Boğatekin, Erol Simavi döneminde Hürriyet’te haberin önemli olduğunu, ancak Aydın Doğan zamanında reklamın önemsenmeye başladığını söylüyor.
Gazeteyi Doğan satın alınca Boğatekin’in üretkenliği yeni yöneticilerin de dikkatini çekmişti. Ancak bu dönemde Hürriyet, en çok reklam alabildiği bölgelerin haberlerine ağırlık vermeye başlayınca Boğatekin’in Gerger haberleri de yayımlanmaz olmuştu.
Bunun üzerine yeni yollar arayan Boğatekin, kâğıt ve matbaa hesaplarını yapıp bir yerel gazete çıkarmak için kolları sıvadı. İlk hedefi yerel, ardından bölgesel ve son olarak geneli etkileyecek bir haber mecrası yaratmaktı.
İsim belirlemek için 250 mektup yazıp anket yaptı
Yeni gazete için aklında iki isim vardı: Nemrut ve Fırat. İnsanların Nemrut’u yadırgayabileceğini düşünen Boğatekin, yine de bir anket yapmaya karar verdi.
İstanbul ve diğer illerde yaşayan 250 kişiye mektupla “Fırat mı olsun, Nemrut mu” diye soran Boğatekin, Fırat’ın açık ara birinci olduğunu gördü. İşte Boğatekin’in ilk sayısını tamamen kendi parasıyla çıkardığı ve 2000 adet bastığı Gerger Fırat gazetesi 1992’de böyle doğdu.
Boğatekin gazetenin ekonomik sürdürülebilirliği için abonelik gelirine öncelik verdi. İstanbul’un yolunu tuttu, Laleli Pazarı’na gitti. Bu kentteki Gergerliler’in desteğini istedi. Hemşehrileri ona yakınlık gösterdi. Sonuçta ilk aşamada 250 okuru, 15 günde bir çıkardığı gazetesine abone yaptı.
Biraz rahatlayan Boğatekin memleketi Gerger’e döndü. Ama birkaç ay sonra tekrar İstanbul’ydı. Biraz daha çabaladı ve gazetenin abone sayısını 1000’e çıkardı. Üstelik daha gazetenin bir yılı dahi dolmamıştı.
Gazetenin Adıyaman ve Gerger’de pek abonesi yoktu. Çünkü orada hemen herkes çiftçiydi ve çoğu gazeteye para veremeyecek kadar yoksuldu. Yerel gazetesinin asıl büyük ilgiyi büyük kentlerde gördüğünü fark eden Boğatekin, bu potansiyeli kullanmak için rotayı başka şehirlere çevirdi. Bursa, İzmir, Çukurova, Ege ve Akdeniz sahillerindeki Gergerliler üzerinden buralarda da pek çok abone edindi. Artık abone sayısı 3000’i bulmuştu. Takvim 1994’ü gösteriyordu.

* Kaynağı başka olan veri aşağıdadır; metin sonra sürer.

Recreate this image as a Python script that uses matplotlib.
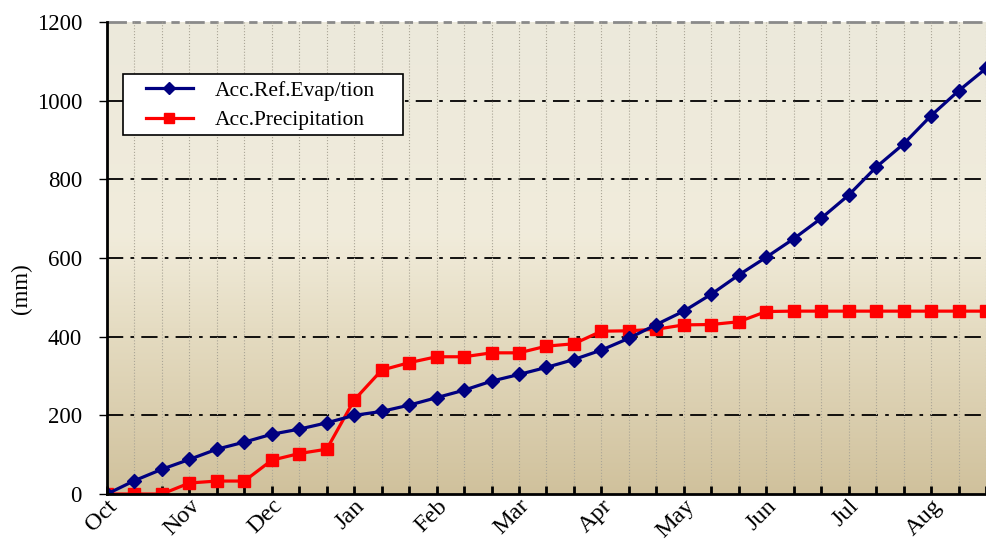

Abone sayısı arttıkça reklam da çoğaldı
Gergerliler gazeteye ilgi gösterdikçe reklam da vermeye başladılar. Çünkü insanlar kendi ilçelerinden haber almak istiyor, bu hizmeti vermeye çalışan bir gazetecinin mesleğini sürdürebilmesini diliyorlardı.
Boğatekin ise reklam alırken belirli kriterleri göz önüne alıyordu. Evvela ona reklam verecek kişinin yörüngesine girmemeye özen gösteriyordu. Çünkü ona göre bir gazetenin yalnız okura hesap vermesi gerekirdi. Bir gazete ekonomik bağımsızlığını da okuyucudan almalıydı.
Bir tane 100 milyon yerine, 10 tane 10 milyon
Bu yüzden kendisine gelen yüksek meblağlı reklamları kabul etmediğini aktaran Boğatekin, durumu şöyle açıklıyor:
- Mesela biri bize o dönem 100 milyon liralık reklam vermek istediğinde biz o reklamı almıyorduk. Biz bir kişiden 100 milyon almak yerine, 10 kişiden 10’ar milyon almayı tercih ediyorduk. Alıyorduk ki bir dahaki sene bir daha verebilsin. Bir seferde 100 milyon alsan, bir daha vermez.
- Bir gün bir belediye dedi ki “2 milyon lira vermek istiyorum.” Dedim: “Yok. 2 milyon verirsen beni satın alırsın. İki ay sonra dersin ki ‘beni öv.’ Oysa ben yarın senin aleyhinde haber yazarım.” O yüzden bu tarz şeyleri kabul etmiyorduk.
‘Bu eşşoğlueşşeğe ilan vermeyin’
Boğatekin, Gerger Fırat’ın kurumlardan elde ettiği düzenli gelir nedeniyle editöryel bağımsızlığını kaybetmesine izin vermediğini söylüyor. Bir anısını şöyle anlatıyor:
- Bir gün vali dedi ki: “Boğatekin’in gazetesi ayda iki defa çıkıyor, bir ilan da buna verin.” Ben bir haber yazdım, valinin sağlık konusundaki olumlu icraatları hakkında… Ama hemen peşinden sağlık ocağına gittik, sağlık ocağı yıkılmış. İçine keçiler, hayvanlar girmiş. Biz de “Sağlık ocağı ahır oldu” diye haber yaptık. Valimiz de dedi ki: “Bu eşşoğlueşşeğe ilan vermeyin.” Bize daha da ilan verilmedi.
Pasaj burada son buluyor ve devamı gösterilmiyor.